[SET PROBLEM]
Send back the records in full, character for character.

[Figure scripts]
— START —

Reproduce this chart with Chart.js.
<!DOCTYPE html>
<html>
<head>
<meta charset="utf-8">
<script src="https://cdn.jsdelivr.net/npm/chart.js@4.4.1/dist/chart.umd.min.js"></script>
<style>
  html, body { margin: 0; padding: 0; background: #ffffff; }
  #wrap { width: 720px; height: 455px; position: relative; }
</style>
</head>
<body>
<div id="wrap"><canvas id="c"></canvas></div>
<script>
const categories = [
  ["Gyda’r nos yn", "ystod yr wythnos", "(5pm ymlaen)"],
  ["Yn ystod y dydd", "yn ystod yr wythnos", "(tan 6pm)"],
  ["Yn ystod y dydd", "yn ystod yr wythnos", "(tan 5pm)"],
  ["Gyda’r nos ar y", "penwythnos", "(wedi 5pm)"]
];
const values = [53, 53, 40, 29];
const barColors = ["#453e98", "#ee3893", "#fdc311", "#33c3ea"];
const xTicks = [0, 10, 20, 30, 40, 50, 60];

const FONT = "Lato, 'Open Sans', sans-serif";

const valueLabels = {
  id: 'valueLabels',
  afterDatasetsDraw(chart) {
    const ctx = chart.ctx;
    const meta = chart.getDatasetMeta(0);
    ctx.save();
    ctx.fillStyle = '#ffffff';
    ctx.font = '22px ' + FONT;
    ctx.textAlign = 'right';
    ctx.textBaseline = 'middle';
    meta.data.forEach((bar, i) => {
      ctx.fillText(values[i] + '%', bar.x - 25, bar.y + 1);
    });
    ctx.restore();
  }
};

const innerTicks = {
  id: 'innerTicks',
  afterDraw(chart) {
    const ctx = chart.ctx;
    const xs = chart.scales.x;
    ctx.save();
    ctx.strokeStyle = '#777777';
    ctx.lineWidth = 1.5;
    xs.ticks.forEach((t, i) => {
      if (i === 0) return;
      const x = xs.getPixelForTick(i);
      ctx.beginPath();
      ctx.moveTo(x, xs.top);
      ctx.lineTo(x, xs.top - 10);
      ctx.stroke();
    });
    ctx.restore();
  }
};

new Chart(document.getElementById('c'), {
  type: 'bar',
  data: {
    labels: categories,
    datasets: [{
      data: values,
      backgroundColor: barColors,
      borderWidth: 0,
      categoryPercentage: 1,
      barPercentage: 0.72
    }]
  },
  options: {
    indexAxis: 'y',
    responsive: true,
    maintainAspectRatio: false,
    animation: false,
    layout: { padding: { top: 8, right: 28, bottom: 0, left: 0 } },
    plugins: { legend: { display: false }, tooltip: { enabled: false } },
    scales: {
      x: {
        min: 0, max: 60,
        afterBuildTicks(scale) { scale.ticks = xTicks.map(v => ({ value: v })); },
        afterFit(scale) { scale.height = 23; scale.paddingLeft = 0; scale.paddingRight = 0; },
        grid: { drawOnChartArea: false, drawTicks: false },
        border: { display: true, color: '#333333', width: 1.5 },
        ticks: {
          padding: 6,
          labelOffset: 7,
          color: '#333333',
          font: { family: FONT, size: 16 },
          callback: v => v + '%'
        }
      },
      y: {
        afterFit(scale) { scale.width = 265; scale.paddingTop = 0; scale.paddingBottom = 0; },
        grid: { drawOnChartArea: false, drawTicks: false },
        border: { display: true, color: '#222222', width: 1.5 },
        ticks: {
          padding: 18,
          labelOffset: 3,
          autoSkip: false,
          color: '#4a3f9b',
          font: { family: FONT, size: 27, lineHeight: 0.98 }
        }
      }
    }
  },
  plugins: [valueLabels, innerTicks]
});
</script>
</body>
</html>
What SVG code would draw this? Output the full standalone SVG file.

— END —

[ANSWER TO THE EXERCISE]
Reproduce this chart with Chart.js.
<!DOCTYPE html>
<html>
<head>
<meta charset="utf-8">
<script src="https://cdn.jsdelivr.net/npm/chart.js@4.4.1/dist/chart.umd.min.js"></script>
<style>
  html, body { margin: 0; padding: 0; background: #ffffff; }
  #wrap { width: 720px; height: 455px; position: relative; }
</style>
</head>
<body>
<div id="wrap"><canvas id="c"></canvas></div>
<script>
const categories = [
  ["Gyda’r nos yn", "ystod yr wythnos", "(5pm ymlaen)"],
  ["Yn ystod y dydd", "yn ystod yr wythnos", "(tan 6pm)"],
  ["Yn ystod y dydd", "yn ystod yr wythnos", "(tan 5pm)"],
  ["Gyda’r nos ar y", "penwythnos", "(wedi 5pm)"]
];
const values = [53, 53, 40, 29];
const barColors = ["#453e98", "#ee3893", "#fdc311", "#33c3ea"];
const xTicks = [0, 10, 20, 30, 40, 50, 60];

const FONT = "Lato, 'Open Sans', sans-serif";

const valueLabels = {
  id: 'valueLabels',
  afterDatasetsDraw(chart) {
    const ctx = chart.ctx;
    const meta = chart.getDatasetMeta(0);
    ctx.save();
    ctx.fillStyle = '#ffffff';
    ctx.font = '22px ' + FONT;
    ctx.textAlign = 'right';
    ctx.textBaseline = 'middle';
    meta.data.forEach((bar, i) => {
      ctx.fillText(values[i] + '%', bar.x - 25, bar.y + 1);
    });
    ctx.restore();
  }
};

const innerTicks = {
  id: 'innerTicks',
  afterDraw(chart) {
    const ctx = chart.ctx;
    const xs = chart.scales.x;
    ctx.save();
    ctx.strokeStyle = '#777777';
    ctx.lineWidth = 1.5;
    xs.ticks.forEach((t, i) => {
      if (i === 0) return;
      const x = xs.getPixelForTick(i);
      ctx.beginPath();
      ctx.moveTo(x, xs.top);
      ctx.lineTo(x, xs.top - 10);
      ctx.stroke();
    });
    ctx.restore();
  }
};

new Chart(document.getElementById('c'), {
  type: 'bar',
  data: {
    labels: categories,
    datasets: [{
      data: values,
      backgroundColor: barColors,
      borderWidth: 0,
      categoryPercentage: 1,
      barPercentage: 0.72
    }]
  },
  options: {
    indexAxis: 'y',
    responsive: true,
    maintainAspectRatio: false,
    animation: false,
    layout: { padding: { top: 8, right: 28, bottom: 0, left: 0 } },
    plugins: { legend: { display: false }, tooltip: { enabled: false } },
    scales: {
      x: {
        min: 0, max: 60,
        afterBuildTicks(scale) { scale.ticks = xTicks.map(v => ({ value: v })); },
        afterFit(scale) { scale.height = 23; scale.paddingLeft = 0; scale.paddingRight = 0; },
        grid: { drawOnChartArea: false, drawTicks: false },
        border: { display: true, color: '#333333', width: 1.5 },
        ticks: {
          padding: 6,
          labelOffset: 7,
          color: '#333333',
          font: { family: FONT, size: 16 },
          callback: v => v + '%'
        }
      },
      y: {
        afterFit(scale) { scale.width = 265; scale.paddingTop = 0; scale.paddingBottom = 0; },
        grid: { drawOnChartArea: false, drawTicks: false },
        border: { display: true, color: '#222222', width: 1.5 },
        ticks: {
          padding: 18,
          labelOffset: 3,
          autoSkip: false,
          color: '#4a3f9b',
          font: { family: FONT, size: 27, lineHeight: 0.98 }
        }
      }
    }
  },
  plugins: [valueLabels, innerTicks]
});
</script>
</body>
</html>
What SVG code would draw this? Output the full standalone SVG file.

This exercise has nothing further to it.